A UNESCO-listed saltworks built into a river gorge, where I walked underground galleries that funded the Franche-Comté for a thousand years before soaking in the same brine that made the town rich.

Salins-les-Bains sits wedged into a narrow gorge of the Furieuse river, and the first thing you notice is that the town barely fits — houses stacked up the slope on either side, the whole place clearly built around one resource rather than around any convenient flat ground. That resource is salt, and it’s the reason Salins existed at all long before anyone cared about scenery. Salt springs here have been worked since at least the Bronze Age, and the site is jointly UNESCO-listed with the Royal Saltworks at Arc-et-Senans, which received Salins’ brine through a pipeline that once ran for over twenty kilometers.

Underground, following the brine

The Salines royales tour here takes you down into the actual medieval and Renaissance galleries cut into the rock, where wooden pipes and pumping mechanisms once drew up the saline water that made this valley worth fighting over — the Franche-Comté’s salt monopoly funded castles, wars, and centuries of Habsburg and then French administration. Walking through the dim, dripping tunnels with a guide, touching walls that are genuinely white with crystallized salt in places, I kept thinking about how unglamorous the source of so much historical power actually is: it’s just water, dragged up a shaft, boiled down in enormous pans until nothing but crystals remain.
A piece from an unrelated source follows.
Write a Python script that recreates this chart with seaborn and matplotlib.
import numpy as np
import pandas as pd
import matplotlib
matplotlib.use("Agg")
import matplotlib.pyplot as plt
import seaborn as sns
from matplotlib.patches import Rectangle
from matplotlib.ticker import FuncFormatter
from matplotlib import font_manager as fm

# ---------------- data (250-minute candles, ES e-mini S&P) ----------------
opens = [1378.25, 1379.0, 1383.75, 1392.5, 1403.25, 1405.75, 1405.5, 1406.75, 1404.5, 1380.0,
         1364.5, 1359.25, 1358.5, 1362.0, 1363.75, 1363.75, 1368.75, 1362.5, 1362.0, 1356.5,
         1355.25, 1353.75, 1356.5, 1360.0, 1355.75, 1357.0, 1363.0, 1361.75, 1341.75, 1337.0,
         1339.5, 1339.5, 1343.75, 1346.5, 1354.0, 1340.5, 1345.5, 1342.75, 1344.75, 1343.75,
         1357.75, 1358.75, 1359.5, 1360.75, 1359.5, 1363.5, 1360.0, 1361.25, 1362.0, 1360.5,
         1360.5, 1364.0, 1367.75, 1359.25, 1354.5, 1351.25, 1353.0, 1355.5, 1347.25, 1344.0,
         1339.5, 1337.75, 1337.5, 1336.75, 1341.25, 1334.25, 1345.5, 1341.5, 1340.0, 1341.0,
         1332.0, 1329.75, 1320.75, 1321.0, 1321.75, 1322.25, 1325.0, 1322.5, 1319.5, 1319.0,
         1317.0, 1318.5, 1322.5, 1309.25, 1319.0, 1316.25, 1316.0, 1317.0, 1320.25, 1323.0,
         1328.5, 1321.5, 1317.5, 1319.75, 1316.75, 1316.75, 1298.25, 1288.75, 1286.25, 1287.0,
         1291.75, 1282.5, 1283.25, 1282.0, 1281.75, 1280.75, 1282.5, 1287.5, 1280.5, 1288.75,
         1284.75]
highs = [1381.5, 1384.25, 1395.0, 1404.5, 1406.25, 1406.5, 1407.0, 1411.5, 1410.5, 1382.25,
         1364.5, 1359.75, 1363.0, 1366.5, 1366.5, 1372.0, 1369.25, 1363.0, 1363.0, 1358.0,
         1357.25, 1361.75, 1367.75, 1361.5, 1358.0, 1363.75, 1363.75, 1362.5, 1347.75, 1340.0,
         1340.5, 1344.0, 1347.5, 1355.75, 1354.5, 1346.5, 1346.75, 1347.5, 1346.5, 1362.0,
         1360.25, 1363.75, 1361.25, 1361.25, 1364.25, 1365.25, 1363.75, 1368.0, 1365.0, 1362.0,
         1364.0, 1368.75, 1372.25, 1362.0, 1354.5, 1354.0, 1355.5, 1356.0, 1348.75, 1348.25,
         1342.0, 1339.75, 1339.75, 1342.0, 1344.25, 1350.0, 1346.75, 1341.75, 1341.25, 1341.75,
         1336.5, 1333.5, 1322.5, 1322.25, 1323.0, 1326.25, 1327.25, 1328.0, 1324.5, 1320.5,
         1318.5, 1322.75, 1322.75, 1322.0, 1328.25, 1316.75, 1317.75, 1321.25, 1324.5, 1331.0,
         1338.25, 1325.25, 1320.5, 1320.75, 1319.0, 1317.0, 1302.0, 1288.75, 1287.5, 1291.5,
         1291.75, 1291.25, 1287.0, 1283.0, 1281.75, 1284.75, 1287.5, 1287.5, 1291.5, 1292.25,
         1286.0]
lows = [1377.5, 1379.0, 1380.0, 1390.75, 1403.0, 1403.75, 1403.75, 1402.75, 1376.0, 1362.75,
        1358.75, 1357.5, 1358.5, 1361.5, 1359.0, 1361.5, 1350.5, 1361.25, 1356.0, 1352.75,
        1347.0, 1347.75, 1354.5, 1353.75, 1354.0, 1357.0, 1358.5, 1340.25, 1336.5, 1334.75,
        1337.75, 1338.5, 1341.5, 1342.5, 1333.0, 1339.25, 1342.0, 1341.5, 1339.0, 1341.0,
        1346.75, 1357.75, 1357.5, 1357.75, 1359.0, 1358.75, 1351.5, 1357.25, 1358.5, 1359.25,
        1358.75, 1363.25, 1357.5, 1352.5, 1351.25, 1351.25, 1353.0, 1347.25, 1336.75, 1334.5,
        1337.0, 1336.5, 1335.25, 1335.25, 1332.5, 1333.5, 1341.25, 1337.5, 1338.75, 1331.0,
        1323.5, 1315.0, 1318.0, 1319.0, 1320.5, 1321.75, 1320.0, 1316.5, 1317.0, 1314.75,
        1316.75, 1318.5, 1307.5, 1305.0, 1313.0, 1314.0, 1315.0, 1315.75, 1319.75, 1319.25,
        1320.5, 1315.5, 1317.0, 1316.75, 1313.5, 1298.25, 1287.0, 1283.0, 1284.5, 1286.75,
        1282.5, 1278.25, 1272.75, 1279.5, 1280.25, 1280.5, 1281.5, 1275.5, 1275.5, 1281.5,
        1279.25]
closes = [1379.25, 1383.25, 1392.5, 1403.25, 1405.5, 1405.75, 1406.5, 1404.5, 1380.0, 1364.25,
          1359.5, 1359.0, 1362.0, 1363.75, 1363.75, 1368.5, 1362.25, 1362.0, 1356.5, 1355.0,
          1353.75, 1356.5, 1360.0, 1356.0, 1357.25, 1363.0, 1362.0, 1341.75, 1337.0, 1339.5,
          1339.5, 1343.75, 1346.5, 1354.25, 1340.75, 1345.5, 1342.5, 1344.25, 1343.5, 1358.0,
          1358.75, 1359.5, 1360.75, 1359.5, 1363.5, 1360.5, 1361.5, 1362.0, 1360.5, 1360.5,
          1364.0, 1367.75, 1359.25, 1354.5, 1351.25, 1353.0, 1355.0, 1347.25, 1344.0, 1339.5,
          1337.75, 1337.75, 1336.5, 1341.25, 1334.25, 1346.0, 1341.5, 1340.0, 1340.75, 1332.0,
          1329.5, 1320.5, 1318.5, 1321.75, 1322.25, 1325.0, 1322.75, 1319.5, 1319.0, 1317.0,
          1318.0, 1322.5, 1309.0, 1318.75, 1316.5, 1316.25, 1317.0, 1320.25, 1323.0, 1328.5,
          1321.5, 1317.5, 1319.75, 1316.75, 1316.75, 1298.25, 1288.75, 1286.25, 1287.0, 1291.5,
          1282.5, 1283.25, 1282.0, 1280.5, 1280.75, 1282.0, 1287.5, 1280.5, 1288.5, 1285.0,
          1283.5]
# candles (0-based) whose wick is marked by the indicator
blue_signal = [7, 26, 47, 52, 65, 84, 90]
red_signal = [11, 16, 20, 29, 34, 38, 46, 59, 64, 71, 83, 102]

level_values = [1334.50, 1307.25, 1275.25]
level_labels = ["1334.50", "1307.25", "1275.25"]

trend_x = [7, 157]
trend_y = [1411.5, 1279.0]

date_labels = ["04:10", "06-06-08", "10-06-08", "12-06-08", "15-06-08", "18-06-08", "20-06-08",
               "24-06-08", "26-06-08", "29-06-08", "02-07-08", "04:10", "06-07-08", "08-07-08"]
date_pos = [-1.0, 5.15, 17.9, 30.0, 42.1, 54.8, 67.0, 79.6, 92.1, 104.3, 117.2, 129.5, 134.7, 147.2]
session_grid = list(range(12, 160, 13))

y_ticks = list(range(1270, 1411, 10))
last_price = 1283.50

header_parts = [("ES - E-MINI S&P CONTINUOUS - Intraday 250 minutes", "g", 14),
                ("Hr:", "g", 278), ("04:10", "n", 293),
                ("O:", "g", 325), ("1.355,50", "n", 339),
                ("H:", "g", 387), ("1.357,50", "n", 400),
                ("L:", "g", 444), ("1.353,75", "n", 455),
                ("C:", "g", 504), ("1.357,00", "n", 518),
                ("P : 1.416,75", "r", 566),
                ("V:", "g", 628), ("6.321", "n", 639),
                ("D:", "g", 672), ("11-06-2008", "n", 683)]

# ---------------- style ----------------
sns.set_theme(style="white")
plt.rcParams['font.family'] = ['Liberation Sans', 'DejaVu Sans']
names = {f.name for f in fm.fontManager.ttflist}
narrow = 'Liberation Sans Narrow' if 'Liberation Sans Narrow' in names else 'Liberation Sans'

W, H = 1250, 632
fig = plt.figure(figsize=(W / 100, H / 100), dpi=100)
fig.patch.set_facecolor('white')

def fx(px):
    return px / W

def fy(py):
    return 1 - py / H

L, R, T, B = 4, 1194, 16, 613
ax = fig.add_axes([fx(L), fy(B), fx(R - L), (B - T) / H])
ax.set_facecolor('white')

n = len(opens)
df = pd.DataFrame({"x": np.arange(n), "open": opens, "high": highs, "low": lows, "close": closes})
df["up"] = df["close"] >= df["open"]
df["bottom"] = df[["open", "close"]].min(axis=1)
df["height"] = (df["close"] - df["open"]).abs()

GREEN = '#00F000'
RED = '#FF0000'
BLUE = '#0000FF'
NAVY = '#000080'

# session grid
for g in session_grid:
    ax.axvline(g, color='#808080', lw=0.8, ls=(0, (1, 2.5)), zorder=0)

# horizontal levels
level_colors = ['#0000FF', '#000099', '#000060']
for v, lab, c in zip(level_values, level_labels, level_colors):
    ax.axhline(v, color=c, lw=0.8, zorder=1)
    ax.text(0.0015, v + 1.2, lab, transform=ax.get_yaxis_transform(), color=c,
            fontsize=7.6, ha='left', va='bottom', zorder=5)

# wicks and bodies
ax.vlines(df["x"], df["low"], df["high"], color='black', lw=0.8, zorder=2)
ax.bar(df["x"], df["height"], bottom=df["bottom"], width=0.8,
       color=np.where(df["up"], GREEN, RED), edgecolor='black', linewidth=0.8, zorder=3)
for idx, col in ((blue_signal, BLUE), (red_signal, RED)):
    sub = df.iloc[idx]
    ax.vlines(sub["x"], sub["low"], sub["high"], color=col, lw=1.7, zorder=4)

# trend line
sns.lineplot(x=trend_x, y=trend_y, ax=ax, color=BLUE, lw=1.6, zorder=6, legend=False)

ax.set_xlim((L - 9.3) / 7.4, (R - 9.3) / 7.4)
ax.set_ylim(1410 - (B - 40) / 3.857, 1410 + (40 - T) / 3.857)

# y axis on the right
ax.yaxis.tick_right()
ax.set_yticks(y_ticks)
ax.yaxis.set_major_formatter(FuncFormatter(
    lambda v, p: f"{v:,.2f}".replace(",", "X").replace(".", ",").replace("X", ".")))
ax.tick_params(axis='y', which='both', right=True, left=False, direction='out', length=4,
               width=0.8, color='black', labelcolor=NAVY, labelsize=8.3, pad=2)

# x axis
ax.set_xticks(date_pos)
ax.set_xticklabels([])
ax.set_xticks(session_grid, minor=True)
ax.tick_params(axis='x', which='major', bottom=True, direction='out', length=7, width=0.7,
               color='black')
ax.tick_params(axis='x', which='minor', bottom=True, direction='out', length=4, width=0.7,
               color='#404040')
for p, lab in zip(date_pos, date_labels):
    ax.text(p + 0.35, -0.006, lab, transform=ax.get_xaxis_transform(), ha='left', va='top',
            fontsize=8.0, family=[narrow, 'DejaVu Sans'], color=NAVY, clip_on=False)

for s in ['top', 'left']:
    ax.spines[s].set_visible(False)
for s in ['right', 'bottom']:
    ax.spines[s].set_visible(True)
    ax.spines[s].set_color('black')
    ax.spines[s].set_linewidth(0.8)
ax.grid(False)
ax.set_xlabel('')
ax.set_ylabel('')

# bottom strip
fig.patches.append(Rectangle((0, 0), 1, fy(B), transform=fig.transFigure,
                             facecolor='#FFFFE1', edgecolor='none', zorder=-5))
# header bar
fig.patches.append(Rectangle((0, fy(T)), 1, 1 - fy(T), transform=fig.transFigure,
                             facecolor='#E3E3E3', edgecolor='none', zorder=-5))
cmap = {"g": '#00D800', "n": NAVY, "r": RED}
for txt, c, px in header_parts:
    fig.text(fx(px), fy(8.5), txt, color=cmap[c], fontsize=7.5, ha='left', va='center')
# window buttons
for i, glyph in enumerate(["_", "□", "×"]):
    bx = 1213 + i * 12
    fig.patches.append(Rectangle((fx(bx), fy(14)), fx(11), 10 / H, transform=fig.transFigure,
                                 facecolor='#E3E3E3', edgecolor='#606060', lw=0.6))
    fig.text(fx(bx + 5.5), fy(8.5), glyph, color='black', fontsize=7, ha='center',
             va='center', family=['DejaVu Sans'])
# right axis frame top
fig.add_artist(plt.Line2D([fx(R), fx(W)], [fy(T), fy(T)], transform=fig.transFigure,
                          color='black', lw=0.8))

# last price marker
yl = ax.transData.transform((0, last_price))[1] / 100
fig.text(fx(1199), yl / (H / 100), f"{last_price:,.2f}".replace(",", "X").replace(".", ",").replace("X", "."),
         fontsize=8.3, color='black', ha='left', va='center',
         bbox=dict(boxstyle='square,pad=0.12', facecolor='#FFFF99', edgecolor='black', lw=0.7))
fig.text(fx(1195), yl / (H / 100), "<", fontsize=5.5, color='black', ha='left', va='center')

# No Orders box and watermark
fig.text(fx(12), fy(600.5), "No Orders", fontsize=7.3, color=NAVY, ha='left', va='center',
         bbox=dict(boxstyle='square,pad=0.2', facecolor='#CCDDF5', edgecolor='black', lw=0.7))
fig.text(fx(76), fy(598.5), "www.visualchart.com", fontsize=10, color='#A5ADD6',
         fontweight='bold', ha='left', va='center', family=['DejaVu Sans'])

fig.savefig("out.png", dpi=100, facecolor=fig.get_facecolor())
The dim underground salt galleries of Salins-les-Bains with wooden pumping mechanisms preserved along the tunnel

A spa town that never stopped being useful

Because the brine never stopped flowing, Salins became a proper thermal spa town in the 19th century, and it still is — the Établissement thermal on the edge of town uses the same salt water for treatments today, and we spent a genuinely restorative afternoon there after a week of hiking the Reculées valleys nearby. Above the town, Fort Saint-André and Fort Belin glower down from the ridgelines, Vauban-era fortifications built to protect the salt trade from anyone tempted to take it by force, and the walk up to Saint-André’s ramparts gives a view down over the whole gorge that makes the town’s cramped, vertical layout finally make sense.

View from Fort Saint-André down over the rooftops of Salins-les-Bains packed into its narrow river gorge

When to go: Late spring through early autumn for the forts and the gorge walks, though the thermal baths are a genuine reason to visit in the depths of winter when everything else in the Jura is closed for the season.